6 ott, 2016
Matteo Castaldo ha vissuto una carriera di alti e bassi. Sei anni fa s’era praticamente arreso, non riuscendo ad ottenere i risultati sperati. Poi la rinascita: “Devo tutto al Circolo Savoia che mi ha dato una seconda vita. È stato ovviamente fondamentale il ruolo del mio allenatore, Andrea Coppola, che è anche tecnico della Nazionale: senza la sua presenza tutti noi non ci saremmo neanche sognati di ottenere certi risultati. Mi chiese di andare avanti quando avevo praticamente smesso: ha avuto ragione, se avessi appeso i remi al chiodo mi sarei perso tutte queste sensazioni”.

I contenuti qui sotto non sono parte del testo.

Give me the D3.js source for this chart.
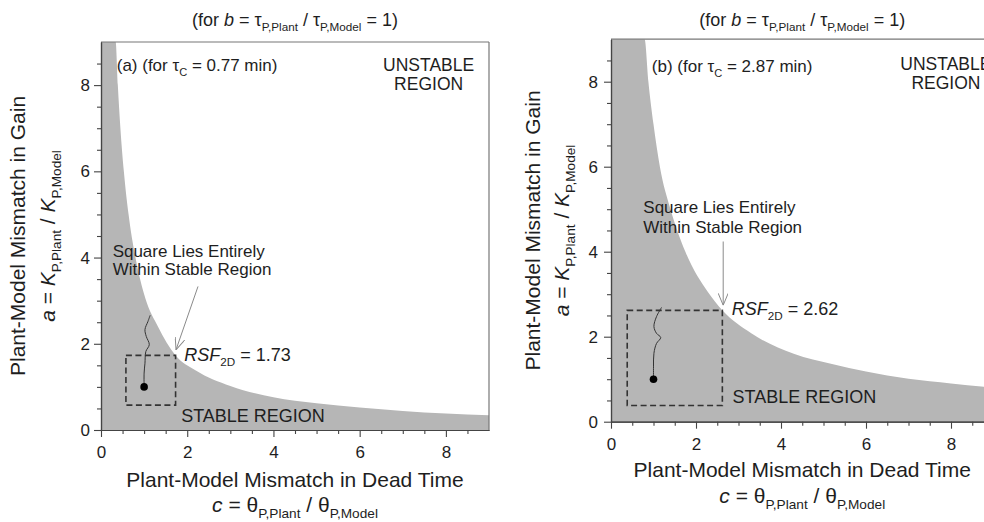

Un ricordo delle Olimpiadi: “Mi è rimasta nella mente la felicità che ho provato sul podio, è stata una gioia immensa per me e per la nostra famiglia. Mia moglie era al nono mese di gravidanza, di lì a pochi giorni sono diventato papà di una splendida bambina. Mentre in Brasile con me c’erano papà Nino e nonno Carlo Rolandi, alla sua decima Olimpiade: ne ha disputate 5 da atleta e 4 da giudice, quella di Rio era la prima da spettatore”.
Neppure il cammino a cinque cerchi è stato facile: “L’infortunio di Vicino ha pregiudicato la nostra prestazione in semifinale, per fortuna il maltempo ha fatto slittare il programma di 24 ore e in finale il nostro capovoga è tornato quello di sempre. Il bronzo? Impossibile fare di più, forse ci poteva avvantaggiare il vento a favore ma non credo che sarebbe cambiata la storia”.
Un messaggio ai giovani atleti: “A loro dico di prendere come esempio la mia storia agonistica: io incarno il sacrificio e l’abnegazione per arrivare a certi risultati. Nessuno poteva aspettarsi quello che ho ottenuto perché non sono fisicamente dotato, ma partendo da una discreta base e lavorando con impegno si può raggiungere qualcosa di importante. Chiudi gli occhi e vai, dice il mio allenatore. Così ho fatto”.